Linda Sanchez
11752 mètres et des poussières...
2014
Vidéo couleur sonore
Durée : 71'
Tirage 1/3 + 2 EA
11752 mètres et des poussières... (2014) est une vidéo qui suit, pendant soixante et onze minutes, le trajet erratique d'une goutte d'eau, filmée en gros plan sur une surface réfléchissante. La bande-son et le reflet du ciel indiquent que la prise de vue a été faite en extérieur – plus précisément sur le toit d'un château d'eau. Le dispositif qui permet de faire bouger la goutte étant invisible, celle-ci semble animée d'une vie propre. On la voit absorber ses congénères les unes après les autres, s'arrêter, repartir de plus belle. La caméra peine parfois à suivre cet être capricieux, aux mouvements imprévisibles. L'artiste explique d'ailleurs que les conditions de tournage furent analogues à celles d'un documentaire animalier.

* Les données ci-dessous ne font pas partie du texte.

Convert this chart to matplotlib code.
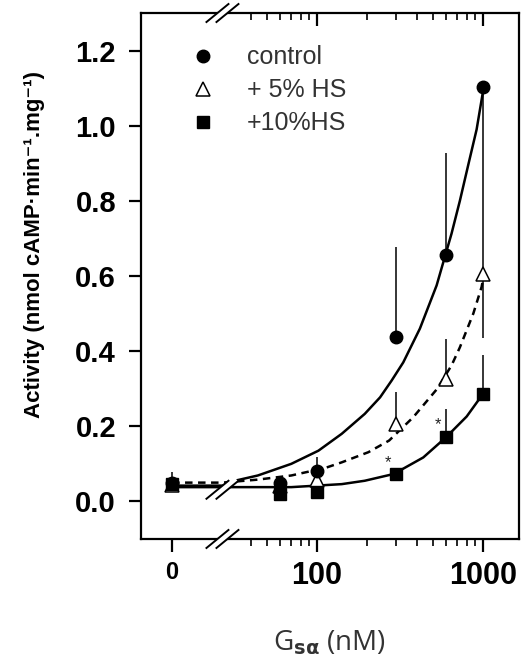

Au delà de son dispositif d'observation quasiment scientifique (on pense notamment à l'ouvrage de 1923 de A. M. Worthington, The Splash of a Drop),
la vidéo soulève un problème d'ordre philosophique : si l'on semble suivre une goutte, au point de presque lui conférer une personnalité, du moins une identité, comment affirmer qu'il s'agit bien de la même goutte entre le début et la fin de la vidéo ? Cette question rappelle le mythe du bateau de Thésée, devenu un exercice de pensée : ce bateau, sur lequel Thésée revient victorieux de son combat contre le Minotaure, est conservé par les athéniens, qui, au fur et à mesure de sa détérioration, en changent les parties les unes après les autres. À terme, le bateau n'a pas changé (de lieu ou d'apparence) mais plus aucune de ses pièces n'est d'origine.